Bill Birkett wrote “Complete Lakeland Fells”, listing 541 tops with a height of over 1000 feet.  During my Wainwright round so far I’ve walked to the top of a few of these, but many are fairly insignificant bumps.  Ullister Hill near Lord’s Seat is one of the most unrewarding tops I’ve ever visited (even on a sunny day!) and Thirdgill Head Man near Wandope looks very impressive from the ridge below but as it only has a reascent of 2 metres, it’s a very minor bump on a ridge.  And Lad Hows on the south flank of Grasmoor was hardly noticeable!  To complete the Birketts would mean aiming for uninspiring summits – my time on the hills can be far better spent.

I’ve come to the conclusion that once I’ve climbed the Wainwrights, Outliers and FRCC 244, the Nuttalls will become the active ticklist to follow.  Nuttalls are mountains in England & Wales with a height of 2000 feet or more, with a reascent of 50 feet (15 metres).  I’ve already bagged quite a few and I want to spend some time in areas that I’m not too familiar with – I’m not looking forward to some of the rounded Pennines but the Brecon Beacons look like some wonderful peaks to aim for.  And this new quest will not fully take me away from the Lake District as there are a few Nuttalls that I need to reach the top of, the Glaramara ridge and the area south of Crinkle Crags being two areas rich in unclimbed summits.

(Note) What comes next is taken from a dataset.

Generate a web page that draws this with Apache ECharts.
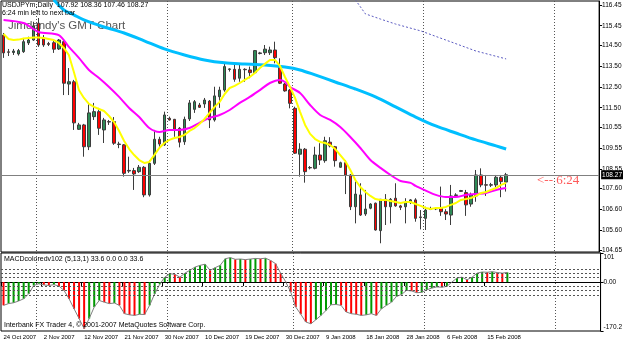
<!DOCTYPE html>
<html>
<head>
<meta charset="utf-8" />
<title>USDJPYm Daily</title>
<style>
html,body{margin:0;padding:0;background:#fff;}
#chart{width:625px;height:342px;}
</style>
</head>
<body>
<div id="chart"></div>
<script src="https://cdn.jsdelivr.net/npm/echarts@6/dist/echarts.min.js"></script>
<script>
// bar slots across the window (the last ones are still empty)
var slots = 119;
var labelStep = 8;
var dateLabels = ['24 Oct 2007', '2 Nov 2007', '12 Nov 2007', '21 Nov 2007', '30 Nov 2007', '10 Dec 2007',
	'19 Dec 2007', '30 Dec 2007', '9 Jan 2008', '18 Jan 2008', '28 Jan 2008', '6 Feb 2008', '15 Feb 2008'];
var monthStarts = [7, 33, 58, 84, 110];
var priceTicks = [116.45, 115.45, 114.50, 113.50, 112.50, 111.50, 110.55, 109.55, 108.55, 107.60, 106.60, 105.60, 104.65];
var lastPrice = 108.27;
var macdTicks = [101, 0, -170.2];
var macdLevels = [45, 30, 15, -15, -30, -45];

// [open, close, low, high]
var candles = [
	[115.00, 114.14, 113.90, 115.10], [114.19, 114.17, 113.99, 114.33], [114.16, 114.23, 114.04, 114.33], [114.09, 114.25, 114.01, 114.33],
	[114.20, 114.68, 114.14, 114.86], [114.62, 114.76, 114.52, 114.92], [114.76, 115.44, 114.72, 115.64], [115.57, 114.52, 114.43, 115.82],
	[114.86, 114.52, 114.43, 115.00], [114.59, 114.55, 114.47, 114.67], [114.63, 114.32, 114.14, 114.72], [114.33, 114.76, 114.28, 114.81],
	[114.68, 112.68, 112.11, 114.76], [112.64, 112.75, 112.11, 113.41], [112.75, 110.77, 110.43, 112.84], [110.46, 110.67, 110.43, 110.77],
	[110.67, 109.62, 109.14, 110.72], [109.62, 111.25, 109.46, 111.73], [111.07, 111.31, 110.91, 111.73], [111.31, 110.51, 110.19, 111.49],
	[110.43, 110.91, 109.80, 111.01], [110.83, 110.81, 110.67, 110.91], [110.83, 109.79, 109.71, 111.05], [109.75, 109.73, 109.55, 109.86],
	[109.71, 108.34, 108.18, 109.75], [108.48, 108.45, 108.36, 109.14], [108.47, 108.31, 107.54, 108.60], [108.42, 108.63, 108.36, 108.74],
	[108.63, 107.30, 107.19, 108.69], [107.30, 108.82, 107.22, 108.98], [108.82, 109.98, 108.74, 110.43], [109.98, 109.75, 109.62, 110.10],
	[109.71, 111.15, 109.66, 111.31], [110.99, 110.91, 110.88, 111.07], [110.94, 110.46, 110.10, 110.96], [110.51, 109.84, 109.59, 110.57],
	[109.86, 110.94, 109.71, 111.07], [110.96, 111.73, 110.86, 111.87], [111.42, 111.79, 111.25, 111.87], [111.63, 111.52, 111.49, 111.73],
	[111.68, 111.87, 111.49, 111.97], [111.82, 110.91, 110.52, 111.87], [110.91, 112.07, 110.83, 112.51], [112.03, 112.35, 111.49, 112.51],
	[112.35, 113.48, 112.27, 113.67], [113.34, 113.37, 113.24, 113.40], [113.35, 112.87, 112.75, 113.56], [112.92, 113.35, 112.75, 113.64],
	[113.35, 113.33, 112.75, 113.40], [113.32, 113.19, 112.92, 113.48], [113.19, 114.25, 113.16, 114.28], [114.11, 114.14, 114.07, 114.19],
	[114.15, 114.32, 114.04, 114.52], [114.15, 114.28, 114.04, 114.44], [114.28, 113.91, 113.64, 114.68], [113.48, 112.68, 112.64, 113.88],
	[112.64, 112.31, 112.27, 112.69], [112.35, 111.71, 111.47, 112.40], [111.47, 109.31, 109.27, 111.55], [109.26, 109.50, 108.18, 109.79],
	[109.50, 108.42, 107.89, 109.56], [108.62, 108.60, 108.53, 108.69], [108.58, 109.22, 108.53, 109.62], [109.22, 108.98, 108.74, 109.79],
	[108.95, 109.91, 108.85, 110.10], [109.84, 109.66, 109.59, 110.08], [109.62, 108.95, 108.66, 109.66], [108.63, 108.85, 108.61, 108.90],
	[108.85, 108.26, 107.34, 108.98], [108.26, 106.73, 106.57, 108.31], [106.73, 107.34, 105.93, 107.94], [107.30, 106.33, 106.29, 107.86],
	[106.38, 106.62, 106.29, 107.54], [106.66, 106.86, 106.61, 106.90], [106.90, 105.61, 105.58, 106.93], [105.58, 107.09, 104.97, 107.10],
	[107.09, 106.73, 105.85, 107.34], [106.73, 107.09, 105.93, 107.15], [107.14, 106.77, 106.73, 107.86], [106.77, 106.70, 106.57, 106.82],
	[106.73, 106.93, 105.93, 107.14], [106.93, 107.06, 106.86, 107.10], [107.06, 106.17, 106.01, 107.14], [106.24, 106.21, 105.64, 106.57],
	[106.17, 106.57, 105.61, 106.73], [106.60, 106.62, 106.57, 106.73], [106.63, 106.64, 106.57, 106.67], [106.66, 106.49, 106.29, 107.70],
	[106.49, 106.38, 106.09, 106.61], [106.33, 107.25, 105.85, 107.78], [107.27, 107.30, 107.19, 107.38], [107.47, 107.51, 107.44, 107.54],
	[107.41, 106.82, 106.29, 107.54], [106.86, 107.30, 106.73, 107.41], [107.25, 108.26, 106.97, 108.50], [108.26, 107.78, 107.67, 108.58],
	[107.79, 107.77, 107.25, 108.26], [107.77, 107.79, 107.68, 107.88], [107.78, 108.15, 107.67, 108.26], [108.15, 107.94, 107.19, 108.26],
	[107.92, 108.27, 107.46, 108.36]
];

// yellow average, one value per bar
var fastMa = [115.05, 114.81, 114.76, 114.78, 114.83, 114.86, 114.88, 114.88, 114.86, 114.81, 114.76,
	114.62, 114.38, 114.04, 113.22, 112.35, 111.97, 111.68, 111.54, 111.44, 111.34,
	111.10, 110.81, 110.38, 109.90, 109.51, 109.22, 108.98, 108.84, 108.89, 109.22,
	109.56, 109.80, 109.95, 110.04, 110.09, 110.19, 110.38, 110.52, 110.72, 110.96,
	111.25, 111.54, 111.78, 112.16, 112.45, 112.55, 112.69, 112.84, 112.98, 113.17,
	113.41, 113.61, 113.80, 113.80, 113.51, 112.98, 112.50, 111.97, 111.30, 110.67,
	110.24, 109.99, 109.85, 109.80, 109.70, 109.51, 109.22, 108.93, 108.50, 108.02,
	107.68, 107.44, 107.25, 107.10, 107.06, 107.06, 107.01, 106.96, 106.91, 106.96,
	106.96, 106.86, 106.77, 106.67, 106.62, 106.67, 106.67, 106.72, 106.82, 106.91,
	107.06, 107.10, 107.15, 107.25, 107.39, 107.44, 107.54, 107.63, 107.78, 107.88];

// magenta average, [bar, price]
var midMa = [[0, 115.73], [4, 115.58], [7, 115.15], [11, 115.00], [13, 114.43], [15, 113.90], [17, 113.32],
	[19, 112.93], [21, 112.50], [23, 112.02], [25, 111.49], [27, 111.05], [29, 110.52], [31, 110.33],
	[33, 110.43], [35, 110.43], [37, 110.52], [39, 110.77], [41, 111.01], [43, 111.15], [45, 111.39],
	[47, 111.73], [49, 112.02], [51, 112.35], [53, 112.69], [55, 112.84], [56, 112.74], [57, 112.50],
	[59, 112.21], [61, 111.63], [63, 111.15], [65, 110.91], [67, 110.57], [69, 110.09], [71, 109.56],
	[73, 108.98], [75, 108.60], [77, 108.26], [79, 107.97], [81, 107.88], [82, 107.73], [84, 107.51],
	[86, 107.30], [88, 107.20], [90, 107.20], [92, 107.30], [94, 107.34], [96, 107.39], [98, 107.54], [100, 107.63]];

// cyan average
var slowMa = [[10, 116.70], [12, 116.21], [14, 115.97], [16, 115.73], [20, 115.39], [24, 115.10], [28, 114.72],
	[32, 114.33], [36, 114.04], [40, 113.80], [44, 113.66], [48, 113.61], [52, 113.56], [56, 113.46],
	[59, 113.32], [62, 113.08], [66, 112.74], [70, 112.40], [74, 112.02], [78, 111.54], [82, 111.05],
	[86, 110.62], [90, 110.28], [94, 109.95], [98, 109.66], [100, 109.51]];

// dotted long average, only its tail is inside the window
var longMa = [[70, 116.70], [72, 116.02], [75, 115.77], [78, 115.53], [83, 115.20], [88, 114.76], [94, 114.23], [100, 113.85]];

var macd = [-81, -75, -72, -66, -58, -41, -12, -6, -10, -12, -9, -14, -29, -58, -93, -127, -162, -127, -87, -64,
	-70, -75, -73, -81, -110, -114, -116, -112, -113, -81, -41, -8, 17, 29, 27, 17, 31, 41, 52, 58,
	62, 41, 50, 58, 81, 85, 79, 80, 78, 80, 82, 81, 83, 75, 64, 31, 1, -35, -87, -112,
	-139, -145, -131, -116, -99, -79, -78, -81, -104, -110, -112, -116, -114, -110, -116, -93, -81, -70, -50, -43,
	-29, -31, -37, -36, -27, -21, -17, -18, -15, 0, 14, 17, 8, 17, 31, 35, 34, 36, 33, 31, 33.6];

var days = [];
for (var i = 0; i < slots; i++) days.push(String(i));

// green while the histogram rises, red while it falls
var macdBars = macd.map(function (v, i) {
	var up = i > 0 && v >= macd[i - 1];
	return { value: v, itemStyle: { color: up ? '#009a00' : '#ff0000' } };
});

var font = 'Liberation Sans';
var dotted = { color: '#555', width: 1, type: [1, 2] };
function isMonth(idx) { return monthStarts.indexOf(idx) > -1; }
function isLabel(idx) { return idx % labelStep === 0 && idx / labelStep < dateLabels.length; }

var myChart = echarts.init(document.getElementById('chart'));
var option = {
	animation: false,
	backgroundColor: '#fff',
	grid: [
		{ left: 1, right: 24, top: 1, height: 251, show: true, borderColor: '#000', borderWidth: 1 },
		{ left: 1, right: 24, top: 253, height: 78, show: true, borderColor: '#000', borderWidth: 1 }
	],
	xAxis: [{
		type: 'category', gridIndex: 0, data: days, boundaryGap: true,
		axisLine: { show: false }, axisTick: { show: false }, axisLabel: { show: false },
		splitLine: { show: true, interval: isMonth, lineStyle: dotted }
	}, {
		type: 'category', gridIndex: 1, data: days, boundaryGap: true,
		axisLine: { show: true, lineStyle: { color: '#000' } },
		axisTick: { show: true, interval: isLabel, length: 4, lineStyle: { color: '#000' } },
		axisLabel: {
			interval: isLabel, align: 'left', margin: 3, fontSize: 6, color: '#000', fontFamily: font,
			formatter: function (v, idx) { return dateLabels[idx / labelStep]; }
		},
		splitLine: { show: true, interval: isMonth, lineStyle: dotted }
	}],
	yAxis: [{
		type: 'value', gridIndex: 0, position: 'right', min: 104.55, max: 116.64, scale: true,
		axisLine: { show: true, lineStyle: { color: '#000' } },
		axisTick: { show: true, length: 3, customValues: priceTicks, lineStyle: { color: '#000' } },
		axisLabel: {
			customValues: priceTicks, margin: 3, fontSize: 6.5, color: '#000', fontFamily: font,
			formatter: function (v) { return v.toFixed(2); }
		},
		splitLine: { show: false }
	}, {
		type: 'value', gridIndex: 1, position: 'right', min: -170.2, max: 101,
		axisLine: { show: true, lineStyle: { color: '#000' } },
		axisTick: { show: true, length: 3, customValues: macdTicks, lineStyle: { color: '#000' } },
		axisLabel: {
			customValues: macdTicks, margin: 3, fontSize: 6.5, color: '#000', fontFamily: font,
			formatter: function (v) {
				if (v === 0) return '0.00';
				return v > 0 ? '{top|' + v + '}' : '{bot|' + v + '}';
			},
			rich: {
				top: { fontSize: 6.5, fontFamily: font, color: '#000', padding: [9, 0, 0, 0] },
				bot: { fontSize: 6.5, fontFamily: font, color: '#000', padding: [0, 0, 8, 0] }
			}
		},
		splitLine: { show: false }
	}],
	series: [{
		type: 'candlestick', xAxisIndex: 0, yAxisIndex: 0, data: candles, barWidth: 3,
		itemStyle: { color: '#2e8b57', color0: '#ff0000', borderColor: '#3c3c3c', borderColor0: '#3c3c3c', borderWidth: 1 }
	}, {
		type: 'line', xAxisIndex: 0, yAxisIndex: 0, data: longMa, showSymbol: false, symbol: 'none',
		lineStyle: { color: '#5a5ac0', width: 1, type: [2, 2] }
	}, {
		type: 'line', xAxisIndex: 0, yAxisIndex: 0, data: slowMa, smooth: 0.3, symbol: 'none',
		lineStyle: { color: '#00bfff', width: 3 }
	}, {
		type: 'line', xAxisIndex: 0, yAxisIndex: 0, data: midMa, smooth: 0.3, symbol: 'none',
		lineStyle: { color: '#ff00ff', width: 2 }
	}, {
		type: 'line', xAxisIndex: 0, yAxisIndex: 0, data: fastMa, symbol: 'none',
		lineStyle: { color: '#ffff00', width: 2 },
		markLine: {
			silent: true, symbol: 'none', animation: false,
			lineStyle: { color: '#808080', width: 1, type: 'solid' },
			label: {
				position: 'end', distance: 2, formatter: lastPrice.toFixed(2), fontSize: 6.5, fontFamily: font,
				color: '#fff', backgroundColor: '#000', padding: [1, 1, 1, 1]
			},
			data: [{ yAxis: lastPrice }]
		}
	}, {
		type: 'bar', xAxisIndex: 1, yAxisIndex: 1, data: macdBars, barWidth: 2,
		markLine: {
			silent: true, symbol: 'none', animation: false, label: { show: false },
			lineStyle: { color: '#555', width: 1, type: [2, 2] },
			data: macdLevels.map(function (v) { return { yAxis: v }; })
		}
	}, {
		type: 'line', xAxisIndex: 1, yAxisIndex: 1, data: macd, symbol: 'none',
		lineStyle: { color: '#808080', width: 1 }
	}],
	graphic: [
		{ type: 'text', left: 2, top: 2, z: 100, style: { text: 'USDJPYm,Daily  107.92 108.36 107.46 108.27', fontSize: 7, fontFamily: font, fill: '#000' } },
		{ type: 'text', left: 2, top: 10, z: 100, style: { text: '6:24 min left to next bar', fontSize: 7, fontFamily: font, fill: '#000' } },
		{ type: 'text', left: 8, top: 20, z: 1, style: { text: "Jimdandy's GMT Chart", fontSize: 11.5, fontFamily: font, fill: '#555' } },
		{ type: 'text', left: 4, top: 256, z: 100, style: { text: 'MACDcoloredv102 (5,13,1) 33.6 0.0 0.0 33.6', fontSize: 7, fontFamily: font, fill: '#000' } },
		{ type: 'text', left: 4, top: 322, z: 100, style: { text: 'Interbank FX Trader 4, \u00a9 2001-2007 MetaQuotes Software Corp.', fontSize: 7, fontFamily: font, fill: '#000' } },
		{ type: 'text', left: 537, top: 174, z: 100, style: { text: '<-- 6:24', fontSize: 13, fontFamily: 'Liberation Serif', fill: '#ff5a5a' } }
	]
};
myChart.setOption(option);
</script>
</body>
</html>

As well as the Nuttalls I’ve got an eye on the TRAIL 100, a list published in TRAIL magazine in April 2007 listing, in their own view, the best 100 summits in the UK.  There are quite a few in Scotland, but the numbers are more manageable than the Munros.

So with the Nuttalls and the TRAIL 100 to come into focus soon, and maybe adding the Irish 3000s and Scottish 4000s to my targets, I reckon that the next 10 years or so of hillwalking is already accounted for.